A Perfect square: Debra Messing won the lead actress in a comedy series Emmy for the first time for her role as Grace Adler on “Will & Grace” (NBC), which made the series just the third TV show to have all credited actors win Primetime Emmys for their work. (The others? “All in the Family” and “The Golden Girls.”) “I’m not going to be funny, I’m just going to be earnest,” said Messing as she accepted the award.

She beat out four other veteran comedians for the prize: Jennifer Aniston, who’d won for playing Rachel Green on “Friends” (NBC) the previous year; Patricia Heaton, who’d won as Debra Barone in “Everybody Loves Raymond” (CBS) in 2000 and 2001; Jane Kaczmarek, who ultimately earned seven nominations — with no wins — for playing Lois on “Malcolm in the Middle” (Fox); and Sarah Jessica Parker, who would earn the Emmy the following year for Carrie Bradshaw on “Sex and the City” (HBO).

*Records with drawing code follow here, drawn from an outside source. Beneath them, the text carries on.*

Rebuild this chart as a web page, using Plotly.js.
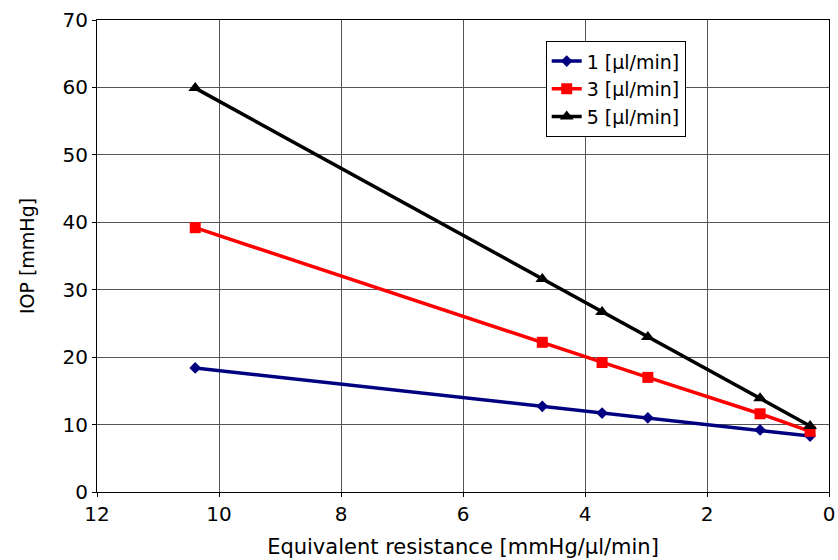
<!DOCTYPE html>
<html><head><meta charset="utf-8">
<script src="https://cdn.plot.ly/plotly-3.0.1.min.js"></script>
<style>html,body{margin:0;padding:0;background:#fff;}#chart{width:838px;height:560px;}</style>
</head><body><div id="chart"></div>
<script>
const resistance = [10.39, 4.70, 3.72, 2.97, 1.13, 0.31];
const iop1 = [18.4, 12.7, 11.7, 11.0, 9.2, 8.3];
const iop3 = [39.2, 22.2, 19.2, 17.0, 11.6, 9.0];
const iop5 = [59.9, 31.6, 26.7, 23.0, 13.9, 9.8];
const seriesNames = ["1 [\u00b5l/min]", "3 [\u00b5l/min]", "5 [\u00b5l/min]"];

const traces = [
  {x: resistance, y: iop1, name: seriesNames[0], mode: "lines+markers",
   line: {color: "#000080", width: 3.5}, marker: {symbol: "diamond", size: 9, color: "#000080"}},
  {x: resistance, y: iop3, name: seriesNames[1], mode: "lines+markers",
   line: {color: "#ff0000", width: 3.5}, marker: {symbol: "square", size: 11, color: "#ff0000"}},
  {x: resistance, y: iop5, name: seriesNames[2], mode: "lines+markers",
   line: {color: "#000000", width: 3.5}, marker: {symbol: "triangle-up", size: 12, color: "#000000"}}
];
const layout = {
  width: 838, height: 560,
  margin: {l: 97, r: 9, t: 20, b: 68},
  paper_bgcolor: "#fff", plot_bgcolor: "#fff",
  font: {family: "DejaVu Sans", color: "#000"},
  showlegend: true,
  legend: {x: 0.613, y: 0.955, xanchor: "left", yanchor: "top",
           bordercolor: "#000", borderwidth: 1, bgcolor: "#fff",
           font: {size: 19, family: "DejaVu Sans"}, tracegroupgap: 0},
  xaxis: {range: [12, 0], dtick: 2, tick0: 0, showgrid: true, gridcolor: "#555", gridwidth: 1,
          showline: true, linecolor: "#000", linewidth: 1, mirror: true, zeroline: false,
          ticks: "outside", ticklen: 4, tickcolor: "#000",
          tickfont: {size: 20}, title: {text: "Equivalent resistance [mmHg/\u00b5l/min]", font: {size: 21}, standoff: 14}},
  yaxis: {range: [0, 70], dtick: 10, showgrid: true, gridcolor: "#555", gridwidth: 1,
          showline: true, linecolor: "#000", linewidth: 1, mirror: true, zeroline: false,
          ticks: "outside", ticklen: 4, tickcolor: "#000",
          tickfont: {size: 20}, title: {text: "IOP [mmHg]", font: {size: 19}, standoff: 22}}
};
Plotly.newPlot("chart", traces, layout, {displayModeBar: false});
</script></body></html>
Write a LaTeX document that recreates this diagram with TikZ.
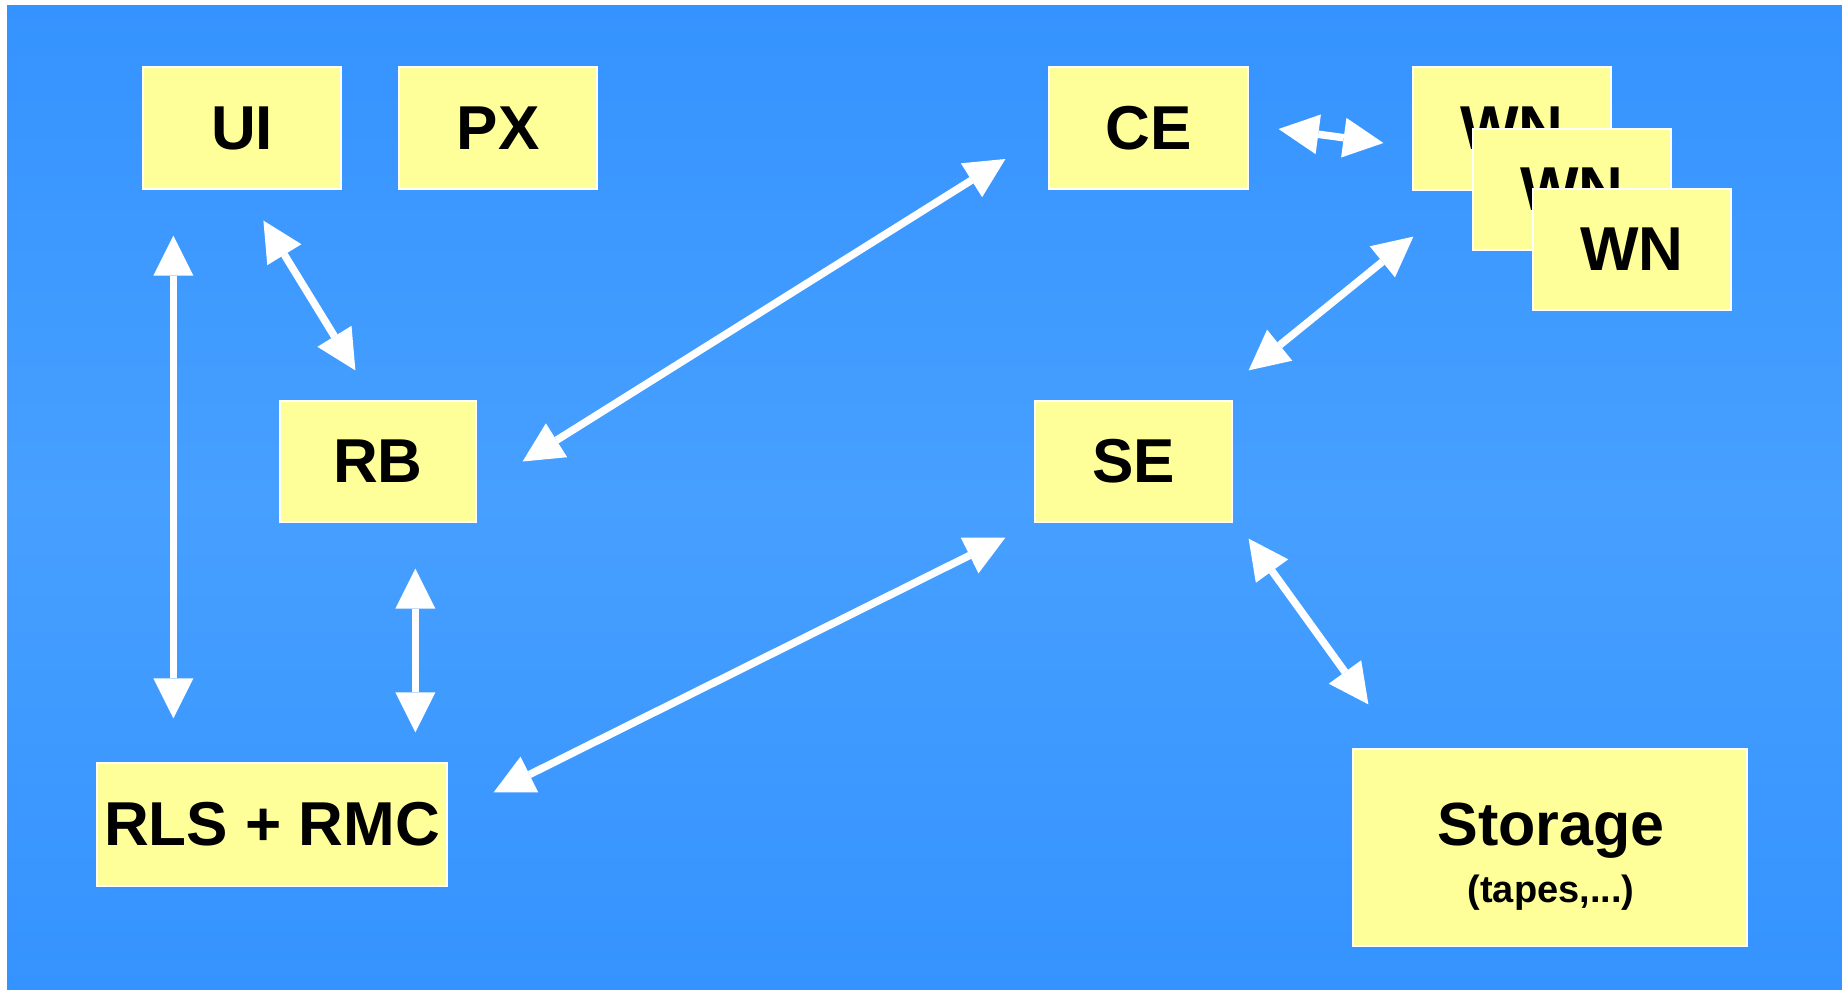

British invasion: This is the year Maggie Smith initiated her tradition of winning Emmys, but not showing up to claim them. She won for the first time for the role of Emily Delahunty on HBO’s TV movie “My House in Umbria,” and avoided attending the other three times she would win in the coming decade — each time for “Downton Abbey.”

She bested fellow Brits Helena Bonham Carter, who’d starred as Ingrid Formanek in “Live From Baghdad” (HBO) and Helen Mirren, who appeared as Karen Stone in “The Roman Spring of Mrs. Stone” (Showtime). Mirren also had a supporting nomination for “Door to Door” (TNT) — and lost that as well. Smith’s other competition included Americans Thora Birch, earning her first nomination for playing Liz Murray in “Homeless to Harvard: The Liz Murray Story” (Lifetime) and Jessica Lange as Irma Applewood in “Normal.”